Ce n'est pas la première fois que l'administration Trump coupe les vivres à une agence onusienne de premier plan : elle a déjà suspendu ces dernières années ses financements en faveur notamment de l'Unesco et de l'Agence de l'ONU pour les réfugiés palestiniens (UNRWA), sans pour autant provoquer leur faillite.
Dans sa première réaction à la suspension des fonds américains, le secrétaire général de l'ONU, Antonio Guterres, n'a pas émis d'inquiétude sur l'avenir immédiat de l'agence, préférant insister sur le timing de la décision du président des États-Unis, annoncée en pleine lutte contre le Covid-19. Ce "n'est pas le moment de réduire le financement des opérations de l'Organisation mondiale de la Santé ou de toute autre institution humanitaire combattant le virus", a-t-il réagi.
Le courroux américain
Antonio Guterres a surtout laissé la porte ouverte aux critiques visant l'agence, en réaffirmant qu'il serait toujours temps d'étudier par la suite "comment ont réagi tous ceux qui ont été impliqués dans la crise".
Malgré ses nombreux succès en matière de santé depuis sa création en 1948, comme l'éradication de la variole, l'OMS est souvent pointée du doigt en raison de son mode de fonctionnement : bureaucratique et trop politisé.

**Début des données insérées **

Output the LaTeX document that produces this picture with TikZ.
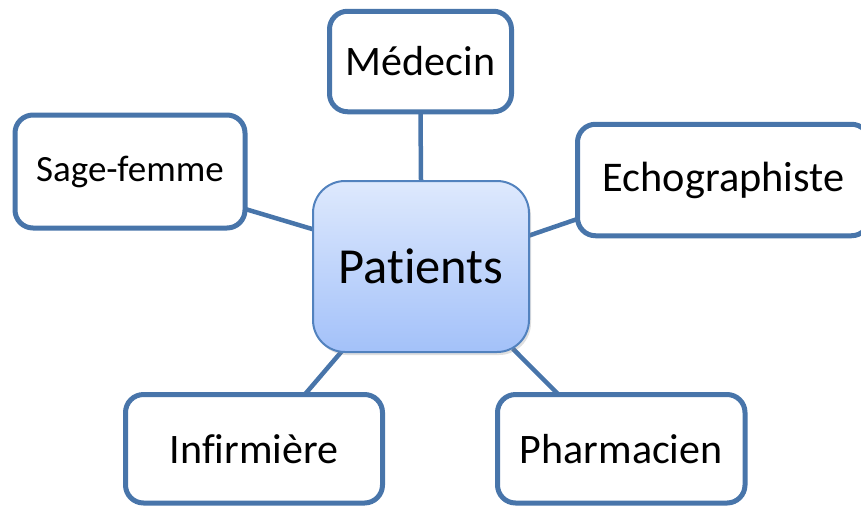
\documentclass[tikz,border=0pt]{standalone}
\usepackage{fontspec}
\setmainfont{Carlito}[Ligatures=NoCommon]
\usetikzlibrary{shadows,backgrounds}
\definecolor{boxblue}{RGB}{72,117,170}
\definecolor{patborder}{RGB}{82,130,190}
\definecolor{pattop}{RGB}{222,233,253}
\definecolor{patbot}{RGB}{163,193,249}
\tikzset{
  rolebox/.style={draw=boxblue, line width=5pt, fill=white, rounded corners=18pt,
    inner sep=0pt, text=black},
  patbox/.style={draw=patborder, line width=2pt, rounded corners=32pt,
    top color=pattop, bottom color=patbot, inner sep=0pt,
    minimum width=216pt, minimum height=171pt,
    drop shadow={opacity=0.25, shadow xshift=2pt, shadow yshift=-3pt},
    font=\fontsize{50.5}{56}\selectfont},
  link/.style={draw=boxblue, line width=4.5pt, shorten <=-6pt, shorten >=-6pt},
}
\begin{document}
\begin{tikzpicture}[x=1pt,y=-1pt]
\useasboundingbox (0,0) rectangle (861,507);
\node[patbox] (pat) at (421,266.5) {Patients};
\node[rolebox, minimum width=182pt, minimum height=100.5pt, font=\fontsize{42}{46}\selectfont] (med) at (420.5,61.5) {Médecin};
\node[rolebox, minimum width=230pt, minimum height=113pt, font=\fontsize{37}{40}\selectfont] (sf) at (130,171.5) {Sage-femme};
\node[rolebox, minimum width=292pt, minimum height=111.5pt, font=\fontsize{42.3}{46}\selectfont] (echo) at (723.5,180) {Echographiste};
\node[rolebox, minimum width=257pt, minimum height=108.5pt, font=\fontsize{42}{46}\selectfont] (inf) at (254,448.75) {Infirmière};
\node[rolebox, minimum width=247.5pt, minimum height=108.5pt, font=\fontsize{42}{46}\selectfont] (pha) at (621.25,448.75) {Pharmacien};
\begin{scope}[on background layer]
\draw[link] (med.south) -- (pat.north);
\draw[link] (sf.-18.2) -- (pat.161.3);
\draw[link] (echo.195.3) -- (pat.16.3);
\draw[link] (inf.47) -- (pat.227.6);
\draw[link] (pha.139.6) -- (pat.-42.3);
\end{scope}
\end{tikzpicture}
\end{document}
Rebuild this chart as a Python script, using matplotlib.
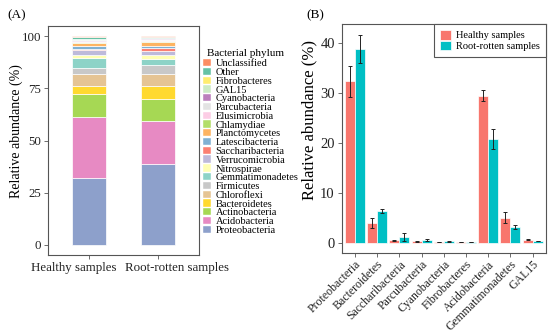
import matplotlib
matplotlib.use("Agg")
import matplotlib.pyplot as plt
from matplotlib.patches import Patch
from matplotlib.transforms import ScaledTranslation
import numpy as np

plt.rcParams['font.family'] = ['Liberation Serif', 'DejaVu Serif']

# ---- panel A: stacked composition (bottom -> top)
phyla = ['Proteobacteria', 'Acidobacteria', 'Actinobacteria', 'Bacteroidetes',
         'Chloroflexi', 'Firmicutes', 'Gemmatimonadetes', 'Nitrospirae',
         'Verrucomicrobia', 'Saccharibacteria', 'Latescibacteria', 'Planctomycetes',
         'Chlamydiae', 'Elusimicrobia', 'Parcubacteria', 'Cyanobacteria',
         'GAL15', 'Fibrobacteres', 'Other', 'Unclassified']
phylum_colors = ['#8DA0CB', '#E78AC3', '#A6D854', '#FFD92F',
                 '#E5C494', '#C8C8C8', '#8DD3C7', '#FFFFB3',
                 '#BEBADA', '#FB8072', '#80B1D3', '#FDB462',
                 '#B3DE69', '#FCCDE5', '#E3E3E3', '#BC80BD',
                 '#CCEBC5', '#FFED6F', '#66C2A5', '#FC8D62']
samples = ['Healthy samples', 'Root-rotten samples']
healthy_comp = [32.1, 29.4, 10.6, 4.0, 5.9, 2.6, 5.0, 1.5, 2.3, 0.6,
                1.2, 1.6, 0.5, 0.3, 0.3, 0.2, 0.6, 0.1, 1.0, 0.2]
rotten_comp = [38.7, 20.7, 10.7, 6.3, 5.6, 4.2, 2.9, 1.9, 1.9, 1.3,
               1.0, 1.9, 0.6, 0.5, 0.5, 0.3, 0.3, 0.1, 0.5, 0.1]

# ---- panel B: mean abundance with error bars
b_phyla = ['Proteobacteria', 'Bacteroidetes', 'Saccharibacteria', 'Parcubacteria',
           'Cyanobacteria', 'Fibrobacteres', 'Acidobacteria', 'Gemmatimonadetes', 'GAL15']
healthy_mean = [32.3, 4.0, 0.5, 0.25, 0.15, 0.05, 29.4, 4.95, 0.55]
healthy_err = [3.1, 1.0, 0.1, 0.05, 0.05, 0.03, 1.1, 1.1, 0.1]
rotten_mean = [38.7, 6.3, 1.2, 0.5, 0.3, 0.1, 20.7, 3.2, 0.3]
rotten_err = [2.8, 0.4, 0.8, 0.2, 0.1, 0.05, 2.0, 0.4, 0.05]

W, H = 554, 332
fig = plt.figure(figsize=(W / 100, H / 100), dpi=100)
edge = '#555555'


def style_axes(ax, fs):
    for s in ax.spines.values():
        s.set_color(edge)
        s.set_linewidth(0.8)
    ax.tick_params(direction='out', length=3, width=0.6, color=edge,
                   labelsize=fs, labelcolor='#222222', pad=2)


# panel A
axA = fig.add_axes([48 / W, 1 - 255 / H, 151 / W, 229 / H])
xa = np.arange(len(samples))
bottom = np.zeros(len(samples))
for i, name in enumerate(phyla):
    vals = np.array([healthy_comp[i], rotten_comp[i]])
    axA.bar(xa, vals, 0.5, bottom=bottom, color=phylum_colors[i],
            edgecolor='white', linewidth=0.5)
    bottom += vals
axA.set_xlim(-0.6, 1.6)
axA.set_ylim(-5, 105)
axA.set_yticks([0, 25, 50, 75, 100])
axA.set_xticks(xa)
axA.set_xticklabels(samples)
axA.set_ylabel('Relative abundance (%)', fontsize=10)
axA.yaxis.set_label_coords(-0.166, 0.54)
style_axes(axA, 9.3)
# the two sample labels sit pushed apart in the original
lab_h, lab_r = axA.get_xticklabels()
lab_h.set_ha('right')
lab_h.set_transform(lab_h.get_transform() + ScaledTranslation(27 / 100, 0, fig.dpi_scale_trans))
lab_r.set_ha('left')
lab_r.set_transform(lab_r.get_transform() + ScaledTranslation(-33 / 100, 0, fig.dpi_scale_trans))

handles = [Patch(facecolor=c, edgecolor='white', linewidth=0.3)
           for c in phylum_colors[::-1]]
fig.text(207 / W, 1 - 53 / H, 'Bacterial phylum', fontsize=8, va='center')
leg = axA.legend(handles, phyla[::-1], loc='upper left',
                 bbox_to_anchor=(203 / W, 1 - 59 / H), bbox_transform=fig.transFigure,
                 frameon=False, fontsize=7.5,
                 labelspacing=-0.05, handlelength=0.8, handleheight=0.7,
                 handletextpad=0.4, borderpad=0, borderaxespad=0)

# panel B
axB = fig.add_axes([341.7 / W, 1 - 253 / H, 204.3 / W, 229 / H])
xb = np.arange(len(b_phyla))
bw = 0.45
axB.bar(xb - bw / 2, healthy_mean, bw, color='#F8766D', edgecolor='white',
        linewidth=0.5, label='Healthy samples')
axB.bar(xb + bw / 2, rotten_mean, bw, color='#00BFC4', edgecolor='white',
        linewidth=0.5, label='Root-rotten samples')
axB.errorbar(xb - bw / 2, healthy_mean, yerr=healthy_err, fmt='none',
             ecolor='#222222', elinewidth=0.7, capsize=1.5, capthick=0.7)
axB.errorbar(xb + bw / 2, rotten_mean, yerr=rotten_err, fmt='none',
             ecolor='#222222', elinewidth=0.7, capsize=1.5, capthick=0.7)
axB.set_xlim(-0.6, len(b_phyla) - 0.4)
axB.set_ylim(-2.1, 43.7)
axB.set_yticks([0, 10, 20, 30, 40])
axB.set_xticks(xb)
axB.set_xticklabels(b_phyla, rotation=45, ha='right', rotation_mode='anchor')
axB.set_ylabel('Relative abundance (%)', fontsize=12)
axB.yaxis.set_label_coords(-0.118, 0.58)
style_axes(axB, 10.5)
axB.tick_params(axis='x', labelsize=8.5, pad=1)
legB = axB.legend(loc='upper right', fontsize=7.5, fancybox=False, framealpha=1,
                  edgecolor=edge, borderaxespad=0, handlelength=1.0, handleheight=1.0,
                  handletextpad=0.5, labelspacing=0.05, borderpad=0.6)
legB.get_frame().set_linewidth(0.8)

fig.text(7 / W, 1 - 15 / H, '(A)', fontsize=9.5, va='center')
fig.text(306 / W, 1 - 15 / H, '(B)', fontsize=9.5, va='center')

fig.savefig('out.png', dpi=100)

L'OMS fait fréquemment l'objet de critiques lors de grandes épidémies, émises par des États ou des ONG, comme ce fût le cas lors de l'épidémie d'Ebola en Afrique de l'Ouest en 2013, lorsqu'il lui a été reproché d'avoir tardé à mesurer l'ampleur de la crise. Un reproche que lui font aujourd'hui les États-Unis et l'Australie avec la pandémie de coronavirus.
L'agence onusienne et son patron éthiopien, Tedros Adhanom Ghebreyesus, élu en 2017 avec le soutien de Pékin, sont également accusés par les Américains d'avoir complaisamment validé des chiffres officiels chinois relativisant l'ampleur de l'épidémie. Des chiffres et des bilans qui sont depuis ouvertement remis en cause.
Même si le président américain semble refuser d'endosser sa part de responsabilité dans l'impréparation de son pays à faire face à la pandémie, en désignant jour après jour différents boucs émissaires, son courroux contre l'OMS n'est pas sans fondement selon plusieurs experts, dont François Godement, conseiller pour l'Asie à l'Institut Montaigne, ou encore la sinologue Marie Holzman. "On peut se poser des questions sur le fonctionnement de l'OMS au sein de laquelle la Chine exerce un pouvoir très fort depuis le passage à sa tête de Margaret Chan", souligne-t-elle dans le quotidien Libération, en référence à la docteure chinoise qui présida l'agence entre 2006 et 2017.
Mais, comble de l'histoire, la décision de Donald Trump pourrait profiter à la Chine. "Les États-Unis se tirent une balle dans le pied parce que d'autres pays vont combler le vide. Dans une crise sanitaire mondiale et en pleine pandémie, les États-Unis vont perdre leur voix", a ainsi prédit Lawrence Gostin, directeur du Centre de l'OMS pour la santé publique et les droits de l'homme.